* Begin *

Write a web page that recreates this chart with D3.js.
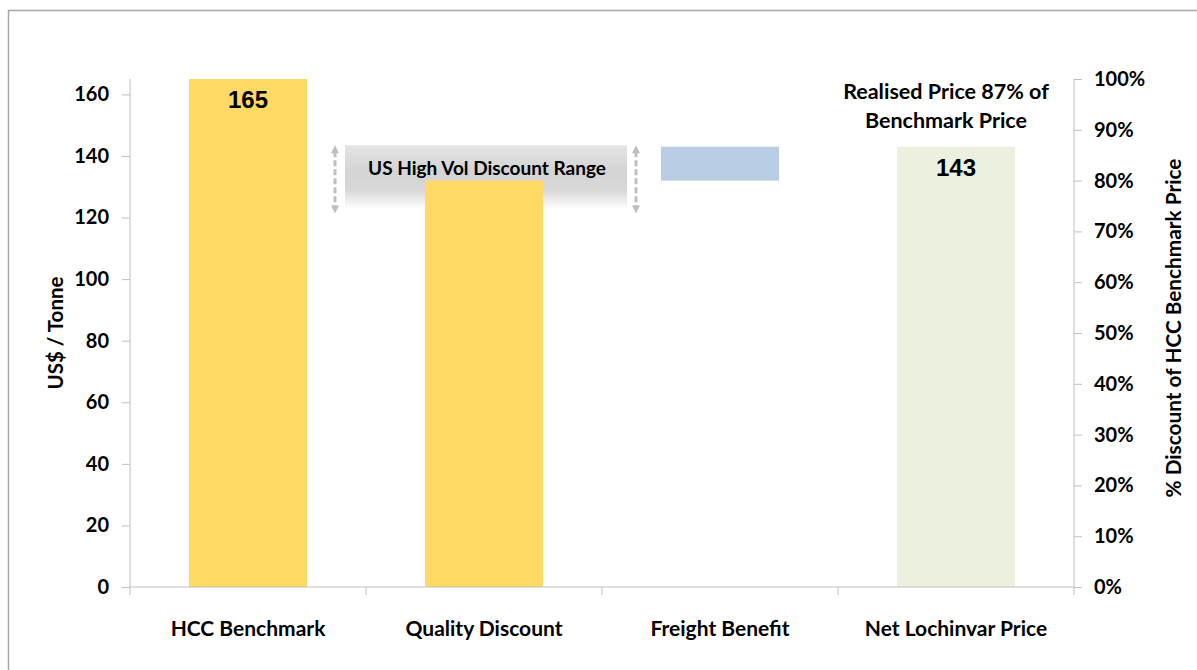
<!DOCTYPE html>
<html>
<head>
<meta charset="utf-8">
<script src="https://cdn.jsdelivr.net/npm/d3@7/dist/d3.min.js"></script>
<style>
  html, body { margin: 0; padding: 0; background: #fff; }
  svg { display: block; }
  text { font-family: Lato, "Open Sans", sans-serif; font-weight: bold; fill: #000; }
</style>
</head>
<body>
<svg id="chart" width="1197" height="670"></svg>
<script>
// ---- data ----
const categories = ["HCC Benchmark", "Quality Discount", "Freight Benefit", "Net Lochinvar Price"];
const barStart = [0, 0, 132, 0];
const barEnd = [165, 132, 143, 143];
const barColors = ["#FFD966", "#FFD966", "#B9CDE5", "#EBF1DE"];
const valueLabels = ["165", "", "", "143"];
const discountRange = [121, 143.5];
const discountLabel = "US High Vol Discount Range";
const leftTicks = [0, 20, 40, 60, 80, 100, 120, 140, 160];
const rightTicks = [0, 0.1, 0.2, 0.3, 0.4, 0.5, 0.6, 0.7, 0.8, 0.9, 1.0];
const yMax = 165;
const noteLines = ["Realised Price 87% of", "Benchmark Price"];
const leftTitle = "US$ / Tonne";
const rightTitle = "% Discount of HCC Benchmark Price";

// ---- layout ----
const svg = d3.select("#chart");
const plot = { left: 130, right: 1074, top: 79, bottom: 587 };
const axisColor = "#BFBFBF";

const x = d3.scaleBand().domain(categories).range([plot.left, plot.right]).paddingInner(0.5).paddingOuter(0.25);
const xBand = d3.scaleBand().domain(categories).range([plot.left, plot.right]);
const y = d3.scaleLinear().domain([0, yMax]).range([plot.bottom, plot.top]);
const yR = d3.scaleLinear().domain([0, 1]).range([plot.bottom, plot.top]);

// outer frame (top & left visible)
svg.append("path").attr("d", "M8.5,670 L8.5,10.5 L1197,10.5")
  .attr("fill", "none").attr("stroke", "#A6A6A6").attr("stroke-width", 1.5);

// gradient for discount band
const defs = svg.append("defs");
const grad = defs.append("linearGradient").attr("id", "bandGrad").attr("x1", 0).attr("y1", 0).attr("x2", 0).attr("y2", 1);
grad.append("stop").attr("offset", "0%").attr("stop-color", "#E4E4E4");
grad.append("stop").attr("offset", "40%").attr("stop-color", "#D4D4D4");
grad.append("stop").attr("offset", "70%").attr("stop-color", "#D8D8D8");
grad.append("stop").attr("offset", "100%").attr("stop-color", "#FFFFFF");

// discount band region spans between the two arrows
const bandX0 = xBand(categories[1]) - 21;
const bandX1 = xBand(categories[2]) + 25;
svg.append("rect")
  .attr("x", bandX0).attr("y", y(discountRange[1]))
  .attr("width", bandX1 - bandX0).attr("height", y(discountRange[0]) - y(discountRange[1]) - 5)
  .attr("fill", "url(#bandGrad)");

// arrows
[bandX0 - 10, bandX1 + 9].forEach(ax => {
  svg.append("line")
    .attr("x1", ax).attr("x2", ax)
    .attr("y1", y(discountRange[1]) + 6).attr("y2", y(discountRange[0]) - 7)
    .attr("stroke", "#BFBFBF").attr("stroke-width", 3)
    .attr("stroke-dasharray", "6,3");
  svg.append("path")
    .attr("d", `M${ax - 4},${y(discountRange[1]) + 8} L${ax},${y(discountRange[1])} L${ax + 4},${y(discountRange[1]) + 8} Z`)
    .attr("fill", "#BFBFBF");
  svg.append("path")
    .attr("d", `M${ax - 4},${y(discountRange[0]) - 9} L${ax},${y(discountRange[0]) - 1} L${ax + 4},${y(discountRange[0]) - 9} Z`)
    .attr("fill", "#BFBFBF");
});

svg.append("text")
  .attr("x", (bandX0 + bandX1) / 2 + 1).attr("y", 175)
  .attr("text-anchor", "middle").attr("font-size", 19)
  .text(discountLabel);

// bars
svg.append("g").selectAll("rect").data(categories).join("rect")
  .attr("x", d => x(d))
  .attr("width", x.bandwidth())
  .attr("y", (d, i) => y(barEnd[i]))
  .attr("height", (d, i) => y(barStart[i]) - y(barEnd[i]))
  .attr("fill", (d, i) => barColors[i]);

// value labels
svg.append("g").selectAll("text").data(categories).join("text")
  .attr("x", d => x(d) + x.bandwidth() / 2)
  .attr("y", (d, i) => y(barEnd[i]) + 29)
  .attr("text-anchor", "middle")
  .style("font-family", "'Liberation Sans', Arial, sans-serif")
  .attr("font-size", 24)
  .text((d, i) => valueLabels[i]);

// left axis
const gL = svg.append("g").attr("transform", `translate(${plot.left},0)`)
  .call(d3.axisLeft(y).tickValues(leftTicks).tickSize(8).tickPadding(13).tickSizeOuter(0));
gL.select(".domain").attr("stroke", axisColor).attr("d", `M0,${plot.bottom}V${plot.top}`);
gL.selectAll(".tick line").attr("stroke", axisColor);
gL.selectAll(".tick text").attr("font-size", 20).attr("font-family", "Lato").attr("font-weight", "bold").attr("fill", "#000");

// right axis
const gR = svg.append("g").attr("transform", `translate(${plot.right},0)`)
  .call(d3.axisRight(yR).tickValues(rightTicks).tickFormat(d3.format(".0%")).tickSize(8).tickPadding(12).tickSizeOuter(0));
gR.select(".domain").attr("stroke", axisColor).attr("d", `M0,${plot.bottom}V${plot.top}`);
gR.selectAll(".tick line").attr("stroke", axisColor);
gR.selectAll(".tick text").attr("font-size", 20).attr("font-family", "Lato").attr("font-weight", "bold").attr("fill", "#000");

// bottom axis (category boundaries as ticks)
const gB = svg.append("g").attr("transform", `translate(0,${plot.bottom})`);
gB.append("line").attr("x1", plot.left).attr("x2", plot.right).attr("stroke", axisColor);
const boundaries = categories.map(d => xBand(d)).concat([plot.right]);
gB.selectAll("line.bt").data(boundaries).join("line").attr("class", "bt")
  .attr("x1", d => d).attr("x2", d => d).attr("y1", 0).attr("y2", 8).attr("stroke", axisColor);
gB.selectAll("text").data(categories).join("text")
  .attr("x", d => xBand(d) + xBand.bandwidth() / 2)
  .attr("y", 49)
  .attr("text-anchor", "middle").attr("font-size", 21)
  .text(d => d);

// axis titles
svg.append("text")
  .attr("transform", `translate(63,${(plot.top + plot.bottom) / 2}) rotate(-90)`)
  .attr("text-anchor", "middle").attr("font-size", 20.5)
  .text(leftTitle);
svg.append("text")
  .attr("transform", `translate(1181,328) rotate(-90)`)
  .attr("text-anchor", "middle").attr("font-size", 20.8)
  .text(rightTitle);

// note above net price bar
svg.append("g").selectAll("text").data(noteLines).join("text")
  .attr("x", 946)
  .attr("y", (d, i) => 99 + i * 29)
  .attr("text-anchor", "middle").attr("font-size", 21.5)
  .text(d => d);
</script>
</body>
</html>
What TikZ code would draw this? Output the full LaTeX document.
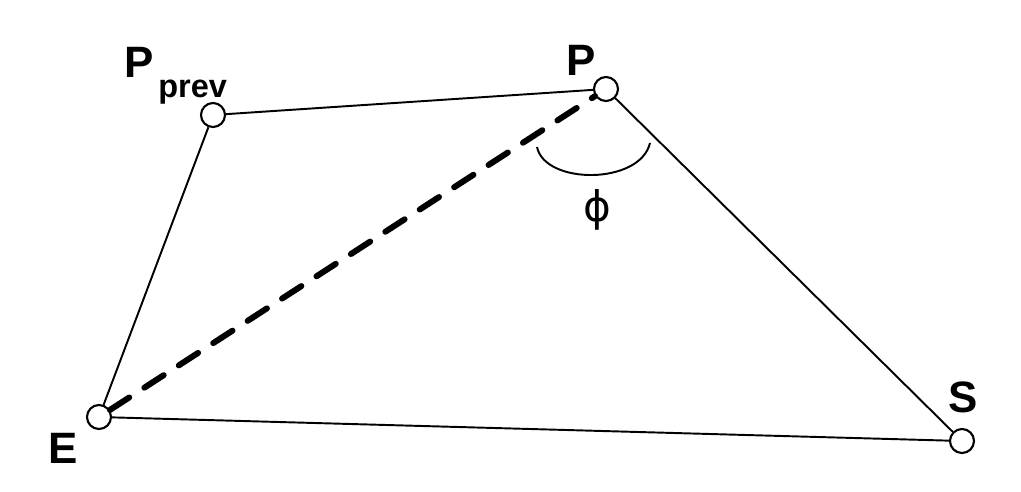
\documentclass[tikz,border=0pt]{standalone}
\usepackage{fontspec}
\setmainfont{Liberation Sans}
\newfontfamily\phifont{DejaVu Sans}
\usetikzlibrary{calc}
\tikzset{
  vrtx/.style={shape=circle,draw,fill=white,line width=1.2pt,inner sep=0pt,minimum size=0.48cm},
  edge/.style={line width=1.1pt},
  diag/.style={line width=3.4pt,line cap=round,dash pattern=on 0.46cm off 0.36cm},
  lbl/.style={inner sep=0pt,anchor=base west,font=\fontsize{25}{30}\selectfont\bfseries},
  sublbl/.style={inner sep=0pt,anchor=base west,font=\fontsize{18.5}{20}\selectfont\bfseries}
}
\newcommand{\vrtx}[3]{\node[vrtx] (#1) at ( #2 , #3 ) {};}
\begin{document}
\begin{tikzpicture}[x=0.02cm,y=-0.02cm]
        \useasboundingbox (0,0) rectangle (1021,491);

        % corners
        \vrtx{Pprev}{213}{115}
        \vrtx{P}{606}{89}
        \vrtx{E}{99}{417}
        \vrtx{S}{962}{441}

        % sides
        \draw[edge] (Pprev) -- (P);
        \draw[edge] (P) -- (S);
        \draw[edge] (S) -- (E);
        \draw[edge] (E) -- (Pprev);
        \draw[diag] (E) -- (P);

        % angle at P
        \draw[edge] (537,147) .. controls (545,185) and (640,185) .. (650,143);
        \node[inner sep=0pt,font=\fontsize{24}{30}\phifont] (phi) at (597,210) {ϕ};

        % labels
        \node[lbl] (lPprev) at (124,77) {P};
        \node[sublbl] (lprev) at (158,97) {prev};
        \node[lbl] (lP) at (566,75) {P};
        \node[lbl] (lE) at (48,463) {E};
        \node[lbl] (lS) at (948,412) {S};
\end{tikzpicture}
\end{document}
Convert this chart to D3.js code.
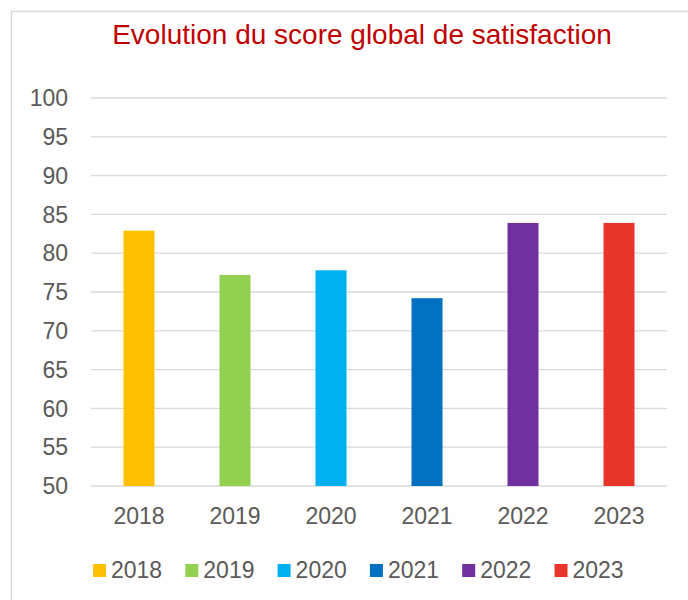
<!DOCTYPE html>
<html>
<head>
<meta charset="utf-8">
<script src="https://cdn.jsdelivr.net/npm/d3@7"></script>
<style>
  body { margin: 0; background: #fff; }
  text { font-family: "Liberation Sans", Arial, sans-serif; }
</style>
</head>
<body>
<div id="chart-container"></div>
<script>
const years = ['2018', '2019', '2020', '2021', '2022', '2023'];
const scores = [82.9, 77.2, 77.8, 74.2, 83.9, 83.9];
const colors = ['#FFC000', '#92D050', '#00B0F0', '#0070C0', '#7030A0', '#E8352B'];
const yTicks = [50, 55, 60, 65, 70, 75, 80, 85, 90, 95, 100];

const width = 688;
const height = 600;
const margin = { top: 98, right: 21, bottom: 114, left: 91 };

const svg = d3.select('#chart-container')
              .append('svg')
              .attr('width', width)
              .attr('height', height);

// chart frame
svg.append('rect')
   .attr('x', 11.5).attr('y', 11.5)
   .attr('width', 700).attr('height', 620)
   .attr('fill', '#fff')
   .attr('stroke', '#d9d9d9')
   .attr('stroke-width', 1.5);

svg.append('text')
   .attr('x', 362).attr('y', 44)
   .attr('text-anchor', 'middle')
   .attr('fill', '#C00000')
   .style('font-size', '28px')
   .text('Evolution du score global de satisfaction');

const x = d3.scaleBand()
            .domain(years)
            .range([margin.left, width - margin.right])
            .paddingInner(0.677)
            .paddingOuter(0.3385);

const y = d3.scaleLinear()
            .domain([50, 100])
            .range([height - margin.bottom, margin.top]);

// gridlines
svg.append('g')
   .selectAll('line')
   .data(yTicks)
   .join('line')
     .attr('x1', margin.left)
     .attr('x2', width - margin.right)
     .attr('y1', d => y(d))
     .attr('y2', d => y(d))
     .attr('stroke', '#d9d9d9')
     .attr('stroke-width', 1.3);

// y labels
svg.append('g')
   .selectAll('text')
   .data(yTicks)
   .join('text')
     .attr('x', 68)
     .attr('y', d => y(d))
     .attr('dy', '0.36em')
     .attr('text-anchor', 'end')
     .attr('fill', '#595959')
     .style('font-size', '23px')
     .text(d => d);

// bars
svg.append('g')
   .selectAll('rect')
   .data(scores)
   .join('rect')
     .attr('x', (d, i) => x(years[i]))
     .attr('y', d => y(d))
     .attr('width', x.bandwidth())
     .attr('height', d => y(50) - y(d))
     .attr('fill', (d, i) => colors[i]);

// x labels
svg.append('g')
   .selectAll('text')
   .data(years)
   .join('text')
     .attr('x', d => x(d) + x.bandwidth() / 2)
     .attr('y', 524)
     .attr('text-anchor', 'middle')
     .attr('fill', '#595959')
     .style('font-size', '23px')
     .text(d => d);

// legend
const legend = svg.append('g')
   .selectAll('g')
   .data(years)
   .join('g')
     .attr('transform', (d, i) => `translate(${93 + i * 92.3},564)`);

legend.append('rect')
      .attr('width', 13).attr('height', 13)
      .attr('fill', (d, i) => colors[i]);

legend.append('text')
      .attr('x', 18).attr('y', 14)
      .attr('fill', '#595959')
      .style('font-size', '23px')
      .text(d => d);
</script>
</body>
</html>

* End *

Reproduce only the lines running from the beginning of the entries above to the line holding "d3.scaleLinear().domain([0, 1]).range([plot.bottom, plot.top]);", inclusive. Pictures stay out of the copy.

» FINISHED TASK
Write a web page that recreates this chart with D3.js.
<!DOCTYPE html>
<html>
<head>
<meta charset="utf-8">
<script src="https://cdn.jsdelivr.net/npm/d3@7/dist/d3.min.js"></script>
<style>
  html, body { margin: 0; padding: 0; background: #fff; }
  svg { display: block; }
  text { font-family: Lato, "Open Sans", sans-serif; font-weight: bold; fill: #000; }
</style>
</head>
<body>
<svg id="chart" width="1197" height="670"></svg>
<script>
// ---- data ----
const categories = ["HCC Benchmark", "Quality Discount", "Freight Benefit", "Net Lochinvar Price"];
const barStart = [0, 0, 132, 0];
const barEnd = [165, 132, 143, 143];
const barColors = ["#FFD966", "#FFD966", "#B9CDE5", "#EBF1DE"];
const valueLabels = ["165", "", "", "143"];
const discountRange = [121, 143.5];
const discountLabel = "US High Vol Discount Range";
const leftTicks = [0, 20, 40, 60, 80, 100, 120, 140, 160];
const rightTicks = [0, 0.1, 0.2, 0.3, 0.4, 0.5, 0.6, 0.7, 0.8, 0.9, 1.0];
const yMax = 165;
const noteLines = ["Realised Price 87% of", "Benchmark Price"];
const leftTitle = "US$ / Tonne";
const rightTitle = "% Discount of HCC Benchmark Price";

// ---- layout ----
const svg = d3.select("#chart");
const plot = { left: 130, right: 1074, top: 79, bottom: 587 };
const axisColor = "#BFBFBF";

const x = d3.scaleBand().domain(categories).range([plot.left, plot.right]).paddingInner(0.5).paddingOuter(0.25);
const xBand = d3.scaleBand().domain(categories).range([plot.left, plot.right]);
const y = d3.scaleLinear().domain([0, yMax]).range([plot.bottom, plot.top]);
const yR = d3.scaleLinear().domain([0, 1]).range([plot.bottom, plot.top]);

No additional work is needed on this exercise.